Im Keller von Ferghettina lagern die besten Flaschen des Hauses hinter einem schmiedeeisernen Gitter, sorgfältig ausgeleuchtet. "Wir wollen zeigen, dass gereifte Schaumweine genauso viele Facetten bieten wie ein alter Rotwein", sagt Rossi und streichelt über eine Flasche Extra Brut von 1997. Sie sind hier stolz auf das eigene Produkt und glauben fest, dass ihre Schaumweine auf Augenhöhe sind mit den berühmten Verwandten aus Frankreich.

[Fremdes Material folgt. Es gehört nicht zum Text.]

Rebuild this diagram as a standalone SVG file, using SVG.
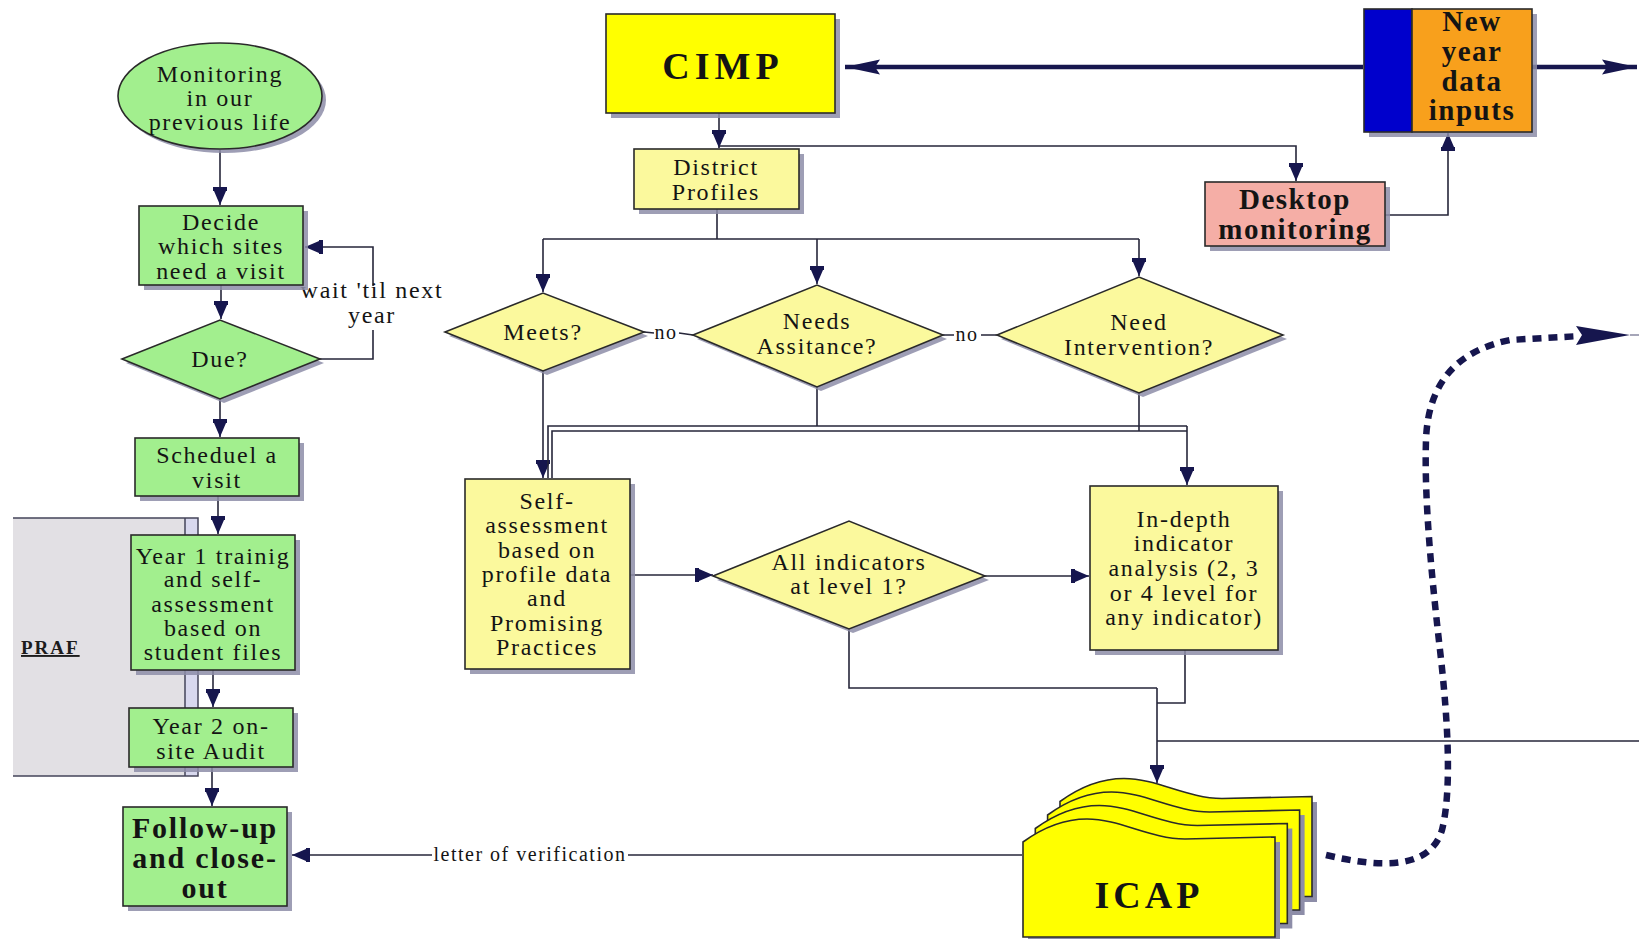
<svg xmlns="http://www.w3.org/2000/svg" xmlns:xlink="http://www.w3.org/1999/xlink" width="1639" height="939" viewBox="0 0 1639 939">
<defs>
<style>
.t{font-family:"Liberation Serif","Times New Roman",serif;font-size:24px;letter-spacing:1.7px;fill:#141414;text-anchor:middle}
.b{font-weight:bold;font-size:29px;letter-spacing:1.5px}
.sm{font-size:20px;letter-spacing:1.5px}
.ln{fill:none;stroke:#26263a;stroke-width:1.6}
.ar{marker-end:url(#ah)}
.thick{fill:none;stroke:#17174e;stroke-width:4.5;marker-end:url(#ahb)}
.sh{fill:#8d8da8;opacity:.85}
.g{fill:#a2ef8e;stroke:#2a2a2a;stroke-width:1.6}
.y{fill:#fbf99d;stroke:#2a2a2a;stroke-width:1.6}
.yy{fill:#ffff00;stroke:#2a2a2a;stroke-width:1.6}
</style>
<marker id="ah" markerUnits="userSpaceOnUse" markerWidth="19" markerHeight="16" refX="18" refY="8" orient="auto">
<path d="M0,1 L4,1 L4,2 L18,8 L4,14 L4,15 L0,15 Z" fill="#16164e"/>
</marker>
<marker id="ahb" markerUnits="userSpaceOnUse" markerWidth="36" markerHeight="18" refX="35" refY="9" orient="auto">
<path d="M0,1.5 L35,9 L0,16.5 L5,9 Z" fill="#16164e"/>
</marker>
<path id="page" d="M1023,842 C1045,826 1065,819 1087,819 C1120,819 1150,839 1185,839 L1275,837 L1275,937 L1023,937 Z"/>
</defs>

<g id="connectors">
<path class="ln ar" d="M220,150 V205"/>
<path class="ln ar" d="M221,285 V319"/>
<path class="ln ar" d="M220,399 V437"/>
<path class="ln ar" d="M218,496 V534"/>
<path class="ln ar" d="M213,670 V707"/>
<path class="ln ar" d="M212,767 V806"/>
<path class="ln" d="M320,359 H373 V330"/>
<path class="ln ar" d="M373,286 V247 H305"/>
<path class="thick" d="M1363,67 H845"/>
<path class="thick" d="M1532,67 H1637"/>
<path class="ln ar" d="M719,113 V148"/>
<path class="ln ar" d="M719,146 H1296 V181"/>
<path class="ln ar" d="M1385,215 H1448 V133"/>
<path class="ln" d="M717,209 V239 M543,239 H1139"/>
<path class="ln ar" d="M543,239 V292"/>
<path class="ln ar" d="M817,239 V284"/>
<path class="ln ar" d="M1139,239 V276"/>
<path class="ln" d="M644,332 L654,333 M679,333 L693,335"/>
<path class="ln" d="M943,335 H954 M981,335 H997"/>
<path class="ln ar" d="M543,371 V478"/>
<path class="ln" d="M817,387 V426 M1139,393 V431"/>
<path class="ln" d="M548,478 V426 H1187 M552,478 V431 H1187"/>
<path class="ln ar" d="M1187,426 V485"/>
<path class="ln ar" d="M630,575 H713"/>
<path class="ln ar" d="M985,576 H1089"/>
<path class="ln" d="M849,629 V688 H1157"/>
<path class="ln" d="M1185,650 V703 H1157"/>
<path class="ln ar" d="M1157,688 V783"/>
<path class="ln" d="M1157,741 H1639"/>
<path class="ln" d="M1022,855 H628"/>
<path class="ln ar" d="M432,855 H292"/>
<path d="M1326,855 C1380,868 1430,870 1442,830 C1452,790 1448,720 1440,650 C1432,580 1424,500 1426,440 C1428,380 1460,350 1510,340 L1580,336" fill="none" stroke="#16164e" stroke-width="6.5" stroke-dasharray="9 7"/>
<path d="M1576,326 L1630,335 L1576,345 L1582,335 Z" fill="#16164e"/>
<path d="M1630,335 H1639" stroke="#8888a0" stroke-width="1.5"/>
</g>

<g id="texts-labels">
<text class="t" x="372" y="298">wait 'til next</text>
<text class="t" x="372" y="323">year</text>
<text class="t sm" x="666" y="339">no</text>
<text class="t sm" x="967" y="341">no</text>
<text class="t sm" x="530" y="861">letter of verification</text>
</g>

<g id="n-monitoring">
<ellipse class="sh" cx="224" cy="100" rx="102" ry="53"/>
<ellipse class="g" cx="220" cy="96" rx="102" ry="53"/>
<text class="t" x="220" y="82">Monitoring</text>
<text class="t" x="220" y="106">in our</text>
<text class="t" x="220" y="130">previous life</text>
</g>

<g id="n-decide">
<rect class="sh" x="144" y="211" width="164" height="79"/>
<rect class="g" x="139" y="206" width="164" height="79"/>
<text class="t" x="221" y="230">Decide</text>
<text class="t" x="221" y="254">which sites</text>
<text class="t" x="221" y="279">need a visit</text>
</g>

<g id="n-due">
<polygon class="sh" points="126,363 224,324 324,363 224,403"/>
<polygon class="g" points="122,359 220,320 320,359 220,399"/>
<text class="t" x="220" y="367">Due?</text>
</g>

<g id="n-schedule">
<rect class="sh" x="140" y="443" width="164" height="58"/>
<rect class="g" x="135" y="438" width="164" height="58"/>
<text class="t" x="217" y="463">Scheduel a</text>
<text class="t" x="217" y="488">visit</text>
</g>

<g id="n-praf">
<rect x="13" y="518" width="185" height="258" fill="#d8d8ee"/>
<rect x="13" y="518" width="172" height="258" fill="#e2e0e4"/>
<path d="M13,518 H198 V776 H13 M185,518 V776" fill="none" stroke="#44445a" stroke-width="1.5"/>
<text x="21" y="654" font-family="Liberation Serif, serif" font-weight="bold" font-size="19" letter-spacing="2" text-decoration="underline" fill="#1c1c1c">PRAF</text>
</g>

<g id="n-year1">
<rect class="sh" x="136" y="540" width="164" height="135"/>
<rect class="g" x="131" y="535" width="164" height="135"/>
<text class="t" x="213" y="564">Year 1 trainig</text>
<text class="t" x="213" y="587">and self-</text>
<text class="t" x="213" y="612">assessment</text>
<text class="t" x="213" y="636">based on</text>
<text class="t" x="213" y="660">student files</text>
</g>

<g id="n-year2">
<rect class="sh" x="134" y="713" width="164" height="59"/>
<rect class="g" x="129" y="708" width="164" height="59"/>
<text class="t" x="211" y="734">Year 2 on-</text>
<text class="t" x="211" y="759">site Audit</text>
</g>

<g id="n-followup">
<rect class="sh" x="128" y="812" width="164" height="99"/>
<rect class="g" x="123" y="807" width="164" height="99"/>
<text class="t b" x="205" y="838" style="font-size:30px;letter-spacing:1.8px">Follow-up</text>
<text class="t b" x="205" y="868" style="font-size:30px;letter-spacing:1.8px">and close-</text>
<text class="t b" x="205" y="898" style="font-size:30px;letter-spacing:1.8px">out</text>
</g>

<g id="n-cimp">
<rect class="sh" x="611" y="19" width="229" height="99"/>
<rect class="yy" x="606" y="14" width="229" height="99"/>
<text class="t b" x="723" y="79" style="font-size:38px;letter-spacing:5px">CIMP</text>
</g>

<g id="n-newyear">
<rect class="sh" x="1369" y="14" width="168" height="123"/>
<rect x="1364" y="9" width="48" height="123" fill="#0000cc" stroke="#2a2a2a" stroke-width="1.6"/>
<rect x="1412" y="9" width="120" height="123" fill="#f8a01c" stroke="#2a2a2a" stroke-width="1.6"/>
<text class="t b" x="1472" y="31">New</text>
<text class="t b" x="1472" y="61">year</text>
<text class="t b" x="1472" y="91">data</text>
<text class="t b" x="1472" y="120">inputs</text>
</g>

<g id="n-desktop">
<rect class="sh" x="1210" y="187" width="180" height="64"/>
<rect x="1205" y="182" width="180" height="64" fill="#f5aea6" stroke="#2a2a2a" stroke-width="1.6"/>
<text class="t b" x="1295" y="209">Desktop</text>
<text class="t b" x="1295" y="239">monitoring</text>
</g>

<g id="n-district">
<rect class="sh" x="639" y="154" width="165" height="60"/>
<rect class="y" x="634" y="149" width="165" height="60"/>
<text class="t" x="716" y="175">District</text>
<text class="t" x="716" y="200">Profiles</text>
</g>

<g id="n-meets">
<polygon class="sh" points="449,336 547,297 648,336 547,375"/>
<polygon class="y" points="445,332 543,293 644,332 543,371"/>
<text class="t" x="543" y="340">Meets?</text>
</g>

<g id="n-needs">
<polygon class="sh" points="697,339 821,289 947,339 821,391"/>
<polygon class="y" points="693,335 817,285 943,335 817,387"/>
<text class="t" x="817" y="329">Needs</text>
<text class="t" x="817" y="354">Assitance?</text>
</g>

<g id="n-intervention">
<polygon class="sh" points="1001,339 1143,281 1287,339 1143,397"/>
<polygon class="y" points="997,335 1139,277 1283,335 1139,393"/>
<text class="t" x="1139" y="330">Need</text>
<text class="t" x="1139" y="355">Intervention?</text>
</g>

<g id="n-self">
<rect class="sh" x="470" y="484" width="165" height="190"/>
<rect class="y" x="465" y="479" width="165" height="190"/>
<text class="t" x="547" y="509">Self-</text>
<text class="t" x="547" y="533">assessment</text>
<text class="t" x="547" y="558">based on</text>
<text class="t" x="547" y="582">profile data</text>
<text class="t" x="547" y="606">and</text>
<text class="t" x="547" y="631">Promising</text>
<text class="t" x="547" y="655">Practices</text>
</g>

<g id="n-allind">
<polygon class="sh" points="717,580 853,525 989,580 853,633"/>
<polygon class="y" points="713,576 849,521 985,576 849,629"/>
<text class="t" x="849" y="570">All indicators</text>
<text class="t" x="849" y="594">at level 1?</text>
</g>

<g id="n-indepth">
<rect class="sh" x="1095" y="491" width="188" height="164"/>
<rect class="y" x="1090" y="486" width="188" height="164"/>
<text class="t" x="1184" y="527">In-depth</text>
<text class="t" x="1184" y="551">indicator</text>
<text class="t" x="1184" y="576">analysis (2, 3</text>
<text class="t" x="1184" y="601">or 4 level for</text>
<text class="t" x="1184" y="625">any indicator)</text>
</g>

<g id="n-icap">
<use xlink:href="#page" transform="translate(42,-35)" fill="#8d8da8"/>
<use xlink:href="#page" transform="translate(37,-40.5)" fill="#ffff00" stroke="#2a2a2a" stroke-width="1.6"/>
<use xlink:href="#page" transform="translate(29.6,-22)" fill="#8d8da8"/>
<use xlink:href="#page" transform="translate(24.6,-27)" fill="#ffff00" stroke="#2a2a2a" stroke-width="1.6"/>
<use xlink:href="#page" transform="translate(17.3,-8.5)" fill="#8d8da8"/>
<use xlink:href="#page" transform="translate(12.3,-13.5)" fill="#ffff00" stroke="#2a2a2a" stroke-width="1.6"/>
<use xlink:href="#page" transform="translate(5,5)" fill="#8d8da8"/>
<use xlink:href="#page" fill="#ffff00" stroke="#2a2a2a" stroke-width="1.6"/>
<text class="t b" x="1149" y="908" style="font-size:38px;letter-spacing:4px">ICAP</text>
</g>
</svg>
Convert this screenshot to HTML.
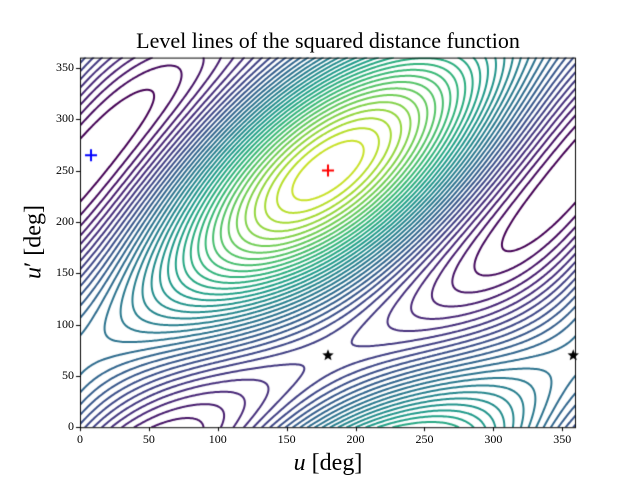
<!DOCTYPE html>
<html><head><meta charset="utf-8"><style>
html,body{margin:0;padding:0;background:#fff;}
#w{position:relative;width:640px;height:480px;font-family:"Liberation Serif",serif;color:#000;}
canvas{position:absolute;left:0;top:0;}
.t{position:absolute;font-size:12px;white-space:nowrap;}
</style></head><body><div id="w">
<canvas id="c" width="640" height="480"></canvas>
<div style="position:absolute;left:0;width:656px;top:28px;text-align:center;font-size:22px;">Level lines of the squared distance function</div>
<div style="position:absolute;left:0;width:656px;top:450px;text-align:center;font-size:24px;"><i>u</i> [deg]</div>
<div style="position:absolute;left:34px;top:242px;font-size:24px;transform:translate(-50%,-50%) rotate(-90deg);white-space:nowrap;"><i>u</i>′ [deg]</div>
<div id="lab"></div>
</div>
<script>
const L=80,R=576,T=57.6,B=427.2;
const X=u=>L+(R-L)*u/360, Y=v=>B-(B-T)*v/360;
const c=document.getElementById('c').getContext('2d');
const d=Math.PI/180;
const a=3,b=2,cc=1;
function f(u,v){return a*Math.cos((u-v+70)*d)+b*Math.cos((u-180)*d)+cc*Math.cos((v-250)*d);}
const vir=[[68,1,84],[72,40,120],[62,74,137],[49,104,142],[38,130,142],[31,158,137],[53,183,121],[109,205,89],[180,222,44],[253,231,37]];
function col(t){t=Math.max(0,Math.min(1,t))*(vir.length-1);const i=Math.min(vir.length-2,Math.floor(t)),r=t-i;const p=vir[i],q=vir[i+1];return `rgb(${p.map((x,k)=>Math.round(x+(q[k]-x)*r)).join(',')})`;}
const N=300,M=300;const g=[];let mn=1e9,mx=-1e9;
for(let i=0;i<=N;i++){g[i]=[];for(let j=0;j<=M;j++){const v=f(360*i/N,360*j/M);g[i][j]=v;mn=Math.min(mn,v);mx=Math.max(mx,v);}}
c.save();c.beginPath();c.rect(L,T,R-L,B-T);c.clip();
c.lineWidth=2;c.lineCap='round';
const NL=36;
for(let k=1;k<NL;k++){
 const lv=mn+(mx-mn)*k/NL;c.strokeStyle=col(0.92*(k-1)/(NL-2));c.beginPath();
 for(let i=0;i<N;i++)for(let j=0;j<M;j++){
  const p=[[i,j,g[i][j]],[i+1,j,g[i+1][j]],[i+1,j+1,g[i+1][j+1]],[i,j+1,g[i][j+1]]];
  const pts=[];
  for(let e=0;e<4;e++){const A=p[e],Bq=p[(e+1)%4];if((A[2]<lv)!==(Bq[2]<lv)){const t=(lv-A[2])/(Bq[2]-A[2]);pts.push([A[0]+(Bq[0]-A[0])*t,A[1]+(Bq[1]-A[1])*t]);}}
  for(let s=0;s+1<pts.length;s+=2){c.moveTo(X(360*pts[s][0]/N),Y(360*pts[s][1]/M));c.lineTo(X(360*pts[s+1][0]/N),Y(360*pts[s+1][1]/M));}
 }
 c.stroke();
}
c.restore();
function plus(u,v,color){c.strokeStyle=color;c.lineWidth=2;c.beginPath();c.moveTo(X(u)-6,Y(v));c.lineTo(X(u)+6,Y(v));c.moveTo(X(u),Y(v)-6);c.lineTo(X(u),Y(v)+6);c.stroke();}
function star(u,v){c.fillStyle='#000';c.beginPath();for(let k=0;k<10;k++){const r=k%2?2.6:6,an=-Math.PI/2+k*Math.PI/5;c.lineTo(X(u)+r*Math.cos(an),Y(v)+r*Math.sin(an));}c.closePath();c.fill();}
plus(8,265,'#0000ff');plus(180,250,'#ff0000');star(180,70);star(358,70);
c.strokeStyle='#000';c.lineWidth=1;c.strokeRect(L+.5,T+.5,R-L-1,B-T);
let h='';
for(let v=0;v<=350;v+=50){const x=Math.round(X(v))+.5;c.beginPath();c.moveTo(x,B);c.lineTo(x,B+4);c.stroke();h+=`<div class="t" style="left:${X(v)-15}px;width:30px;text-align:center;top:${B+5}px">${v}</div>`;
 const y=Math.round(Y(v))+.5;c.beginPath();c.moveTo(L,y);c.lineTo(L-4,y);c.stroke();h+=`<div class="t" style="left:${L-42}px;width:36px;text-align:right;top:${Y(v)-8}px">${v}</div>`;}
document.getElementById('lab').innerHTML=h;
</script></body></html>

Champagner und Franciacorta - der Vergleich ist für Weinfans deshalb so spannend, weil es um die gleichen Rebsorten, das gleiche Herstellungsverfahren geht. Doch dank unterschiedlicher Böden und Klimazonen entsteht jeweils ein ganz anderes Produkt. Champagner schätzt man für seine belebende, frische Säure, typisch für ein nördliches Anbaugebiet, ein Franciacorta ist mediterraner, mit viel Körper und Aroma in der Flasche. Sicher, Champagner hat die große Geschichte, hat den Mythos gepachtet. Aber wie sagen sie in der Franciacorta? "L'allievo passera il maestro" - der Schüler wird den Lehrer übertreffen.